-- Start --

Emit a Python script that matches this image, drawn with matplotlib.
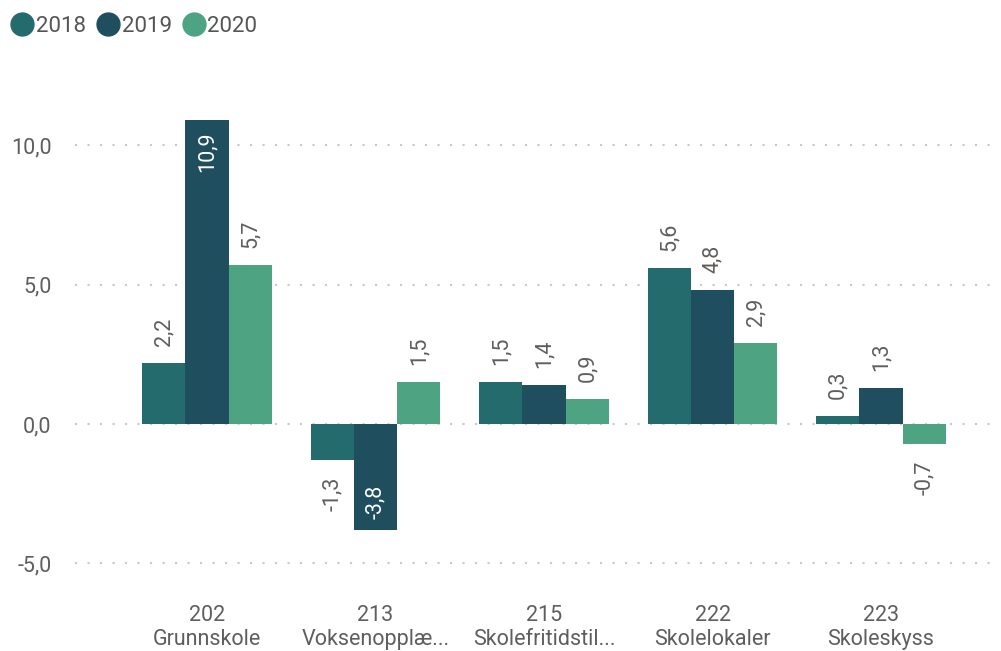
import matplotlib
matplotlib.use("Agg")
import matplotlib.pyplot as plt
from matplotlib.lines import Line2D
import numpy as np

categories = ["202\nGrunnskole", "213\nVoksenopplæ...", "215\nSkolefritidstil...",
              "222\nSkolelokaler", "223\nSkoleskyss"]
years = ["2018", "2019", "2020"]
v2018 = [2.2, -1.3, 1.5, 5.6, 0.3]
v2019 = [10.9, -3.8, 1.4, 4.8, 1.3]
v2020 = [5.7, 1.5, 0.9, 2.9, -0.7]
yticks = [-5, 0, 5, 10]

colors = ["#246B6E", "#1F4E5F", "#4EA383"]
series = [v2018, v2019, v2020]

plt.rcParams['font.family'] = ['Roboto', 'DejaVu Sans']
fig = plt.figure(figsize=(10.01, 6.51), dpi=100)
ax = fig.add_axes([75/1001, 1-590/651, 925/1001, 510/651])

x = np.arange(len(categories))
w = 0.257
txt = "#605E5C"
for i, (vals, c) in enumerate(zip(series, colors)):
    xs = x + (i - 1) * w
    ax.bar(xs, vals, width=w, color=c, zorder=3)
    for xi, v in zip(xs, vals):
        s = f"{v:.1f}".replace(".", ",")
        inside = v > 10 or v < -3
        if inside:
            va = "top" if v > 0 else "bottom"
            off = -8 if v > 0 else 8
            col = "white"
        else:
            va = "bottom" if v >= 0 else "top"
            off = 12 if v >= 0 else -12
            col = txt
        ax.annotate(s, (xi, v), xytext=(0, off), textcoords="offset points",
                    rotation=90, ha="center", va=va, color=col, fontsize=15.5, zorder=4)

ax.set_xlim(-0.783, 4.706)
ax.set_ylim(-5.95, 12.33)
ax.set_yticks(yticks)
ax.set_yticklabels([f"{t:.1f}".replace(".", ",") for t in yticks], fontsize=15.5, color=txt)
ax.set_xticks(x)
ax.set_xticklabels(categories, fontsize=15.5, color=txt, linespacing=1.2)
ax.tick_params(axis="both", length=0)
ax.tick_params(axis="x", pad=11)
ax.tick_params(axis="y", pad=17)
ax.grid(axis="y", color="#C8C8C8", linestyle=(0, (1, 5)), linewidth=1.5, zorder=0)
for sp in ax.spines.values():
    sp.set_visible(False)

handles = [Line2D([], [], marker="o", linestyle="none", markersize=16.5, color=c) for c in colors]
fig.legend(handles, years, loc="upper left", bbox_to_anchor=(0.014, 0.975), ncol=3, frameon=False,
           handletextpad=0.25, columnspacing=0.6, fontsize=16, labelcolor="#555555",
           borderaxespad=0, borderpad=0, handlelength=0.75)

fig.savefig("out.png", dpi=100)
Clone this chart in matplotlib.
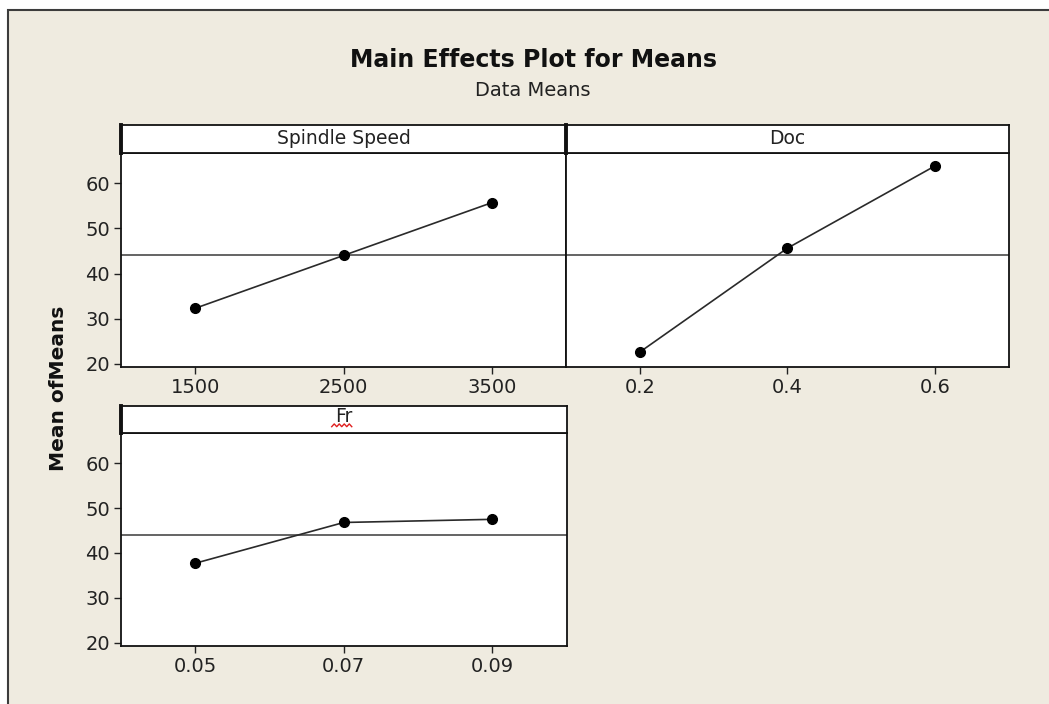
import numpy as np
import matplotlib
matplotlib.use('Agg')
import matplotlib.pyplot as plt
from matplotlib.patches import Rectangle

W, H = 1049, 704

# data means
spindle_levels = [1500, 2500, 3500]
spindle_means = [32.3, 44.0, 55.7]
doc_levels = [0.2, 0.4, 0.6]
doc_means = [22.6, 45.6, 63.8]
fr_levels = [0.05, 0.07, 0.09]
fr_means = [37.7, 46.8, 47.5]
grand_mean = 44.1

y_ticks = [20, 30, 40, 50, 60]
spindle_labels = ['1500', '2500', '3500']
doc_labels = ['0.2', '0.4', '0.6']
fr_labels = ['0.05', '0.07', '0.09']

BG = '#efebe0'
FONT = 'DejaVu Sans'
plt.rcParams['font.family'] = FONT


def rect(x0, y0, x1, y1):
    # pixel box (top-left origin) -> figure fraction rect
    return [x0 / W, 1 - y1 / H, (x1 - x0) / W, (y1 - y0) / H]


fig = plt.figure(figsize=(W / 100, H / 100), dpi=100, facecolor='white')

# beige frame that runs off the right and bottom edge
frame = Rectangle((8 / W, -0.1), 1.2, 1.1 - 10 / H, transform=fig.transFigure,
                  facecolor=BG, edgecolor='#3c3c3c', linewidth=1.5, zorder=-10)
fig.patches.append(frame)

fig.text(533 / W, 1 - 60 / H, 'Main Effects Plot for Means', ha='center', va='center',
         fontsize=17, fontweight='bold', color='#111111')
fig.text(533 / W, 1 - 90 / H, 'Data Means', ha='center', va='center',
         fontsize=14, color='#222222')
fig.text(59 / W, 1 - 388 / H, 'Mean ofMeans', ha='center', va='center', rotation=90,
         fontsize=14.5, fontweight='bold', color='#111111')


def panel(box, header_top, title, levels, means, labels, xlim, show_y=True, title_y=0.5):
    x0, y0, x1, y1 = box
    ax = fig.add_axes(rect(x0, y0, x1, y1))
    ax.set_facecolor('white')
    ax.axhline(grand_mean, color='#3a3a3a', linewidth=1.1, zorder=1)
    ax.plot(levels, means, color='#2a2a2a', linewidth=1.2, marker='o',
            markersize=7, markerfacecolor='black', markeredgecolor='black', zorder=3)
    ax.set_xlim(*xlim)
    ax.set_ylim(19.3, 66.7)
    ax.set_xticks(levels)
    ax.set_xticklabels(labels)
    ax.set_yticks(y_ticks)
    ax.tick_params(axis='both', direction='out', length=5, width=1, labelsize=14,
                   colors='#222222', pad=3)
    if not show_y:
        ax.tick_params(axis='y', left=False, labelleft=False)
    for s in ax.spines.values():
        s.set_linewidth(1.3)
        s.set_color('#111111')

    hd = fig.add_axes(rect(x0, header_top, x1, y0))
    hd.set_facecolor('white')
    hd.set_xticks([])
    hd.set_yticks([])
    for s in hd.spines.values():
        s.set_linewidth(1.3)
        s.set_color('#111111')
    hd.spines['left'].set_linewidth(2.8)
    hd.text(0.5, title_y, title, ha='center', va='center', fontsize=13.5,
            color='#222222', transform=hd.transAxes)
    return ax, hd


panel((121, 153, 566, 367), 124.5, 'Spindle Speed', spindle_levels, spindle_means,
      spindle_labels, (1000, 4000))
panel((566, 153, 1008.5, 367), 124.5, 'Doc', doc_levels, doc_means,
      doc_labels, (0.1, 0.7), show_y=False)
ax_fr, hd_fr = panel((121, 433.3, 566.5, 645.7), 405.7, 'Fr', fr_levels, fr_means,
                     fr_labels, (0.04, 0.10), title_y=0.62)

# red spell-check squiggle under "Fr"
sq_x = np.linspace(0.473, 0.518, 9)
sq_y = 0.24 + 0.10 * np.array([0, 1] * 4 + [0])
hd_fr.plot(sq_x, sq_y, color='#e02020', linewidth=1.0, transform=hd_fr.transAxes,
           clip_on=False)

fig.savefig('out.png', dpi=100, facecolor=fig.get_facecolor())
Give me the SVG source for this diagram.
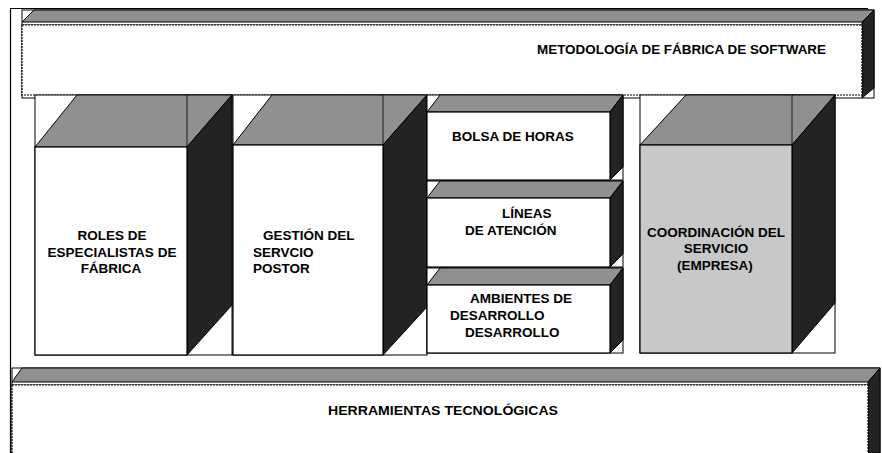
<svg xmlns="http://www.w3.org/2000/svg" width="882" height="453" viewBox="0 0 882 453">
<style>
.bg{fill:#ffffff}
.ln{fill:none;stroke:#000;stroke-width:1.2}
.thin{fill:none;stroke:#000;stroke-width:0.8}
.top{fill:#909090;stroke:#000;stroke-width:1}
.side{fill:#232323;stroke:#000;stroke-width:1}
.front{fill:#ffffff;stroke:#000;stroke-width:1.2}
.front2{fill:#c8c8c8;stroke:#000;stroke-width:1.2}
.frame{fill:#ffffff;stroke:#000;stroke-width:1}
text{font-family:"Liberation Sans",Arial,sans-serif;font-weight:bold;font-size:13.5px;fill:#000}
.c{text-anchor:middle}
</style>
<rect x="0" y="0" width="882" height="453" class="bg"/>

<g id="outer-frame">
<line x1="10.5" y1="8" x2="10.5" y2="453" class="ln"/>
<line x1="10" y1="8.5" x2="868" y2="8.5" class="ln"/>
</g>

<g id="connectors"></g>

<g id="metodologia">
<rect x="22" y="10" width="852" height="88" class="frame"/>
<polygon points="22,22 34,10 874,10 862,22" class="top"/>
<polygon points="862,22 874,10 874,88 862,98" class="side"/>
<line x1="22" y1="25" x2="862" y2="25" class="ln"/>
<rect x="22" y="25" width="840" height="70" class="front" stroke-dasharray="2 1"/>
<text x="537" y="54" font-size="13.3" textLength="289" lengthAdjust="spacingAndGlyphs">METODOLOGÍA DE FÁBRICA DE SOFTWARE</text>
</g>

<g id="roles">
<rect x="35" y="95" width="197" height="260" class="frame"/>
<polygon points="35,147 77,95 232,95 187,147" class="top"/>
<line x1="187" y1="95" x2="187" y2="147" class="thin"/>
<polygon points="187,147 232,95 232,305 187,355" class="side"/>
<rect x="35" y="147" width="152" height="208" class="front"/>
<text class="c" x="112" y="240">ROLES DE</text>
<text class="c" x="112" y="257">ESPECIALISTAS DE</text>
<text class="c" x="111" y="273">FÁBRICA</text>
</g>

<g id="gestion">
<rect x="233" y="95" width="194" height="260" class="frame"/>
<polygon points="233,145 272,95 427,95 383,145" class="top"/>
<line x1="383" y1="95" x2="383" y2="145" class="thin"/>
<polygon points="383,145 427,95 427,307 383,355" class="side"/>
<rect x="233" y="145" width="150" height="210" class="front"/>
<text x="263" y="240">GESTIÓN DEL</text>
<text x="253" y="257">SERVCIO</text>
<text x="253" y="273">POSTOR</text>
</g>

<g id="bolsa">
<rect x="427" y="95" width="196" height="85" class="frame"/>
<polygon points="427,112 440,95 623,95 610,112" class="top"/>
<polygon points="610,112 623,95 623,167 610,180" class="side"/>
<rect x="427" y="112" width="183" height="68" class="front"/>
<text x="452" y="141">BOLSA DE HORAS</text>
</g>

<g id="lineas">
<rect x="427" y="181" width="196" height="86" class="frame"/>
<polygon points="427,198 440,181 623,181 610,198" class="top"/>
<polygon points="610,198 623,181 623,254 610,267" class="side"/>
<rect x="427" y="198" width="183" height="69" class="front"/>
<text x="502" y="218">LÍNEAS</text>
<text x="465" y="235">DE ATENCIÓN</text>
</g>

<g id="ambientes">
<rect x="427" y="268" width="196" height="85" class="frame"/>
<polygon points="427,285 440,268 623,268 610,285" class="top"/>
<polygon points="610,285 623,268 623,340 610,353" class="side"/>
<rect x="427" y="285" width="183" height="68" class="front"/>
<text x="470" y="303">AMBIENTES DE</text>
<text x="450" y="320">DESARROLLO</text>
<text x="465" y="337">DESARROLLO</text>
</g>

<g id="coordinacion">
<rect x="640" y="95" width="195" height="258" class="frame"/>
<polygon points="640,145 686,95 835,95 792,145" class="top"/>
<line x1="792" y1="95" x2="792" y2="145" class="thin"/>
<polygon points="792,145 835,95 835,303 792,353" class="side"/>
<rect x="640" y="145" width="152" height="208" class="front2"/>
<text class="c" x="716" y="237">COORDINACIÓN DEL</text>
<text class="c" x="716" y="253">SERVICIO</text>
<text class="c" x="715" y="270">(EMPRESA)</text>
</g>

<g id="herramientas">
<rect x="12" y="368" width="868" height="90" class="frame"/>
<polygon points="12,382 22,368 880,368 868,382" class="top"/>
<polygon points="868,382 880,368 880,453 868,453" class="side"/>
<line x1="12" y1="385" x2="868" y2="385" class="ln"/>
<rect x="12" y="385" width="856" height="72" class="front" stroke-dasharray="2 1"/>
<text x="328" y="415" font-size="14" textLength="230" lengthAdjust="spacingAndGlyphs">HERRAMIENTAS TECNOLÓGICAS</text>
</g>
</svg>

-- End --

▶ _Work to be completed_: From the first line above to the line containing "series = [v2018, v2019, v2020]", repeat each line exactly. Pictures stay out.

▶ _Result below_:
Emit a Python script that matches this image, drawn with matplotlib.
import matplotlib
matplotlib.use("Agg")
import matplotlib.pyplot as plt
from matplotlib.lines import Line2D
import numpy as np

categories = ["202\nGrunnskole", "213\nVoksenopplæ...", "215\nSkolefritidstil...",
              "222\nSkolelokaler", "223\nSkoleskyss"]
years = ["2018", "2019", "2020"]
v2018 = [2.2, -1.3, 1.5, 5.6, 0.3]
v2019 = [10.9, -3.8, 1.4, 4.8, 1.3]
v2020 = [5.7, 1.5, 0.9, 2.9, -0.7]
yticks = [-5, 0, 5, 10]

colors = ["#246B6E", "#1F4E5F", "#4EA383"]
series = [v2018, v2019, v2020]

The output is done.